I am young, and ye are very old; or "few of days"; a few days, comparatively speaking, had he lived in the world; or "small", or "little as two days" (m); he had been but a little time in it, and so could be thought to have but little knowledge and experience; whereas they were old, even very old; with them were the aged and the grayheaded, Job 15:10; in whom it might have been expected was much wisdom and knowledge:

wherefore I was afraid, and durst not show mine opinion; declare what knowledge he had of the things in dispute, lest it should appear mean, small, and contemptible; or give his sentiments concerning them, lest he should speak wrongly, and not only give offence, but do more harm than good: the first of these words, in the Arabic language (n), as Aben Ezra observes, signifies to go back; it is used of worms, which, through fear, withdraw themselves from men; so mean an opinion had he of himself, and such a sense of his own weakness, that it not only kept him back, but even caused him to draw back, and keep out of the dispute, and at a distance from it, instead of being forward to engage in it: one Jewish commentator (o) paraphrases it

"I humbled myself as one that goes on his belly;''

referring to worms that go low and creep upon their belly, or to the prostrate posture of men that humble themselves to their superiors.

(m) "minimus ego diebus", Montanus; "parvus diebus sum", Mercerus. (n) "recessit suo loco", Castel. col. 1036. (o) Sephorno.

And Elihu the son of Barachel the Buzite answered and said, I am young, and ye are very old; wherefore I was afraid, and durst not shew you mine opinion.
6–10. Elihu, being a youth, shrank from interfering in a dispute in which aged men were engaged; but he perceived that wisdom did not always accompany grey hairs; it is a gift of God, and, conscious of possessing it, he desires now to be heard.

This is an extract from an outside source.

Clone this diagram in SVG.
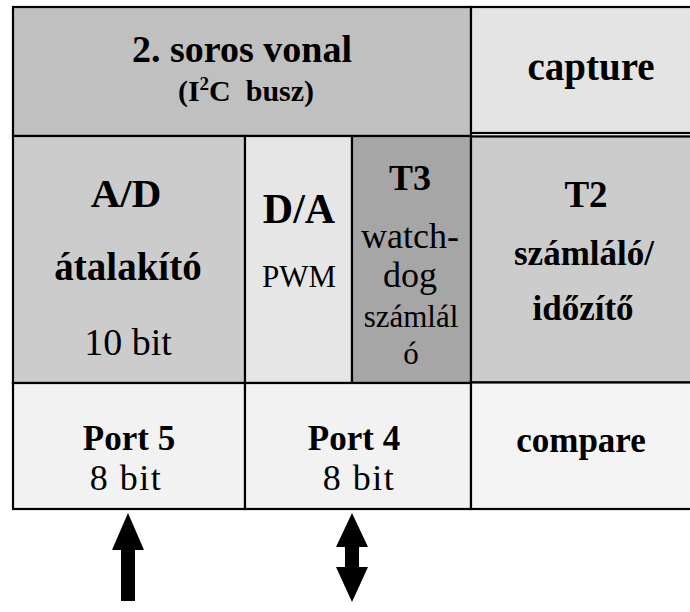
<svg xmlns="http://www.w3.org/2000/svg" width="690" height="612" viewBox="0 0 690 612">
  <style>
    .cell { stroke: #000; stroke-width: 2.2; }
    .b { font-family: "Liberation Serif", "Times New Roman", serif; font-weight: bold; text-anchor: middle; fill: #000; }
    .r { font-family: "Liberation Serif", "Times New Roman", serif; font-weight: normal; text-anchor: middle; fill: #000; }
    .arrow { fill: #000; }
  </style>
  <rect width="690" height="612" fill="#fff"/>

  <!-- top row -->
  <g id="i2c">
    <rect class="cell" x="13" y="7" width="458" height="129" fill="#c0c0c0"/>
    <text class="b" x="242" y="62" font-size="38">2. soros vonal</text>
    <text class="b" x="246" y="101" font-size="30" xml:space="preserve">(I<tspan font-size="19" dy="-11">2</tspan><tspan dy="11">C  busz)</tspan></text>
  </g>
  <g id="capture">
    <rect class="cell" x="471" y="7" width="222" height="126" fill="#e4e4e4"/>
    <line x1="471" y1="136.5" x2="690" y2="136.5" stroke="#000" stroke-width="1.5"/>
    <text class="b" x="591" y="80" font-size="39">capture</text>
  </g>

  <!-- middle row -->
  <g id="ad">
    <rect class="cell" x="13" y="136" width="232" height="247" fill="#cccccc"/>
    <text class="b" x="126" y="207" font-size="41">A/D</text>
    <text class="b" x="128" y="280" font-size="39">átalakító</text>
    <text class="r" x="128" y="355" font-size="38">10 bit</text>
  </g>
  <g id="da">
    <rect class="cell" x="245" y="136" width="107" height="247" fill="#e6e6e6"/>
    <text class="b" x="299" y="223" font-size="42">D/A</text>
    <text class="r" x="299" y="287" font-size="31">PWM</text>
  </g>
  <g id="t3">
    <rect class="cell" x="352" y="136" width="119" height="247" fill="#a6a6a6"/>
    <text class="b" x="410" y="190" font-size="36">T3</text>
    <text class="r" x="410" y="248" font-size="36">watch-</text>
    <text class="r" x="410" y="287" font-size="36">dog</text>
    <text class="r" x="411" y="327" font-size="31">számlál</text>
    <text class="r" x="411" y="364" font-size="31">ó</text>
  </g>
  <g id="t2">
    <rect class="cell" x="471" y="136.5" width="222" height="246" fill="#cccccc"/>
    <text class="b" x="586" y="207" font-size="37">T2</text>
    <text class="b" x="584" y="265" font-size="35">számláló/</text>
    <text class="b" x="583" y="320" font-size="35">időzítő</text>
  </g>

  <!-- bottom row -->
  <g id="port5">
    <rect class="cell" x="13" y="383" width="232" height="126" fill="#f2f2f2"/>
    <text class="b" x="129" y="450" font-size="35">Port 5</text>
    <text class="r" x="126" y="490" font-size="36" letter-spacing="1.5">8 bit</text>
  </g>
  <g id="port4">
    <rect class="cell" x="245" y="383" width="226" height="126" fill="#f2f2f2"/>
    <text class="b" x="354" y="450" font-size="35">Port 4</text>
    <text class="r" x="359" y="490" font-size="36" letter-spacing="1.5">8 bit</text>
  </g>
  <g id="compare">
    <rect class="cell" x="471" y="382.5" width="222" height="126.5" fill="#f4f4f4"/>
    <text class="b" x="581" y="452" font-size="35">compare</text>
  </g>

  <!-- connectors -->
  <g id="connectors">
    <polygon class="arrow" points="128,513 144,550 135,550 135,601 121,601 121,550 112,550"/>
    <polygon class="arrow" points="352,513 368,547 359,547 359,567 368,567 352,602 336,567 345,567 345,547 336,547"/>
  </g>
</svg>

Verses 6-22. - The speech of Elihu now begins. In the present chapter, after a short apologetic exordium, excusing his youth (vers. 6-9), he addresses himself exclusively to Job's friends. He has listened attentively to them, and weighed their words (vers. 11, 12). but has found nothing in them that confuted Job. They had not "found wisdom" - they had not "vanquished Job" - at the last they had been "amazed, and had not had a word more to say" (vers. 13-16). Elihu, therefore, will supply their deficiency; he has kept silence with difficulty, and is full of thoughts, to which he would fain give utterance (vers. 17-20). In all that he says he will show no favouritism - he will "accept no man's-person," "give no flattering titles," but express sincerely what he believes (vers. 21, 22). Verse 6. - And Elihu the son of Barachel the Buzite answered and said, I am young, and ye are very old. We can only guess at the exact ages of Job and his friends. From the fact that God at the last "gave Job twice as much as he had before" (Job 42:10), and the further fact that he lived, after he had recovered his prosperity, a hundred and forty years (Job 42:16), it has been conjectured that he was seventy years of age at the time of his conference with his friends, and that he died at the age of two hundred and ten. But this clearly is quite uncertain. He may not have been much more than fifty when his calamities fell upon him. If this were so, the age of his friends need not have exceeded from sixty to seventy. Perhaps Elihu was himself not more than thirty. Wherefore I was afraid, and durst not show you mine opinion; rather, I held back and was afraid to utter what I knew in your presence. Elihu would have been thought unduly pushing and presumptuous if he had ventured to come forward until his seniors had ended their colloquy. Job 32:6 6b I am young in days, and ye are hoary,

Therefore I stood back and was afraid

To show you my knowledge.

7 I:thought: Let age speak,

And the multitude of years teach wisdom.

It becomes manifest even here that the Elihu section has in part a peculiar usage of the language. זחל in the signification of Arab. zḥl, cogn. with Arab. dḥl, דּחל, to frighten back;

(Note: The lexicographers explain the Arab. zḥl by zâla (זול), to stand away from, back, to retreat, or tanahha, to step aside; Piel, Hiph., to push any one aside, place anything back; Hithpa., to keep one's self on one side; adj. זחל, זחיל, זחוּל, etc., standing back. Thus the town of Zahla in the plain of the Lebanon takes its name from the fact that it does not stand out in the plain, but is built close at the foot of the mountain in a corner, and consequently retreats. And zuhale (according to the Kamus) is an animal that creeps backwards into its hole, e.g., the scorpion; and hence, improperly, a man who, as we say with a similar figure, never comes out of his hole, always keeps in his hole, i.e., never leaves his dwelling, as zuhal in general signifies a man who retires or keeps far from active life; in connection with which also the planet Saturn is called Zuhal, the retreating one, on account of its great distance from the rest. Slippery (of ground) is זחלוּל, because it draws the foot backwards (muzhil) by its smoothness, and thus causes the walker to fall. A further formation is זחלק, to be slippery, and to slip in a slippery place; beside which, זלק, a word of similar meaning, is no longer used in Syria. According to this Arabic primary notion of zḥl, it appears זחלי ארץ, Micah 7:17, is intended to describe the serpents not as creeping upon the earth, but as creeping into the earth (comp. the name of the serpent, achbi' at el-ard, those that hide themselves in the earth); but in Talmud. and Aram. זחל used of animals has the general signification to creep, and of water, to glide (flow gently down). The primary notion, to glide (to slip, creep, flow gently, labi), is combined both in the derivatives of the root זח and in those of the root זל with the notion of a departing and retreating motion. - Wetzst. and Fl.)

and דּע for דּעת (here and Job 32:10, Job 32:17; Job 36:3; Job 37:16) occurs nowhere else in the Old Testament; על־כּן (comp. לכן, Job 42:3) is used only by Elihu within the book of Job. ימים, days equals fulness of days, is equivalent to advanced age, old age with its rich experience. רב with its plural genitive is followed (as כל sa( d usually is) by the predicate in the plur.; it is the attraction already described by מספר, Job 15:10; Job 21:21, Ges. 148, 1.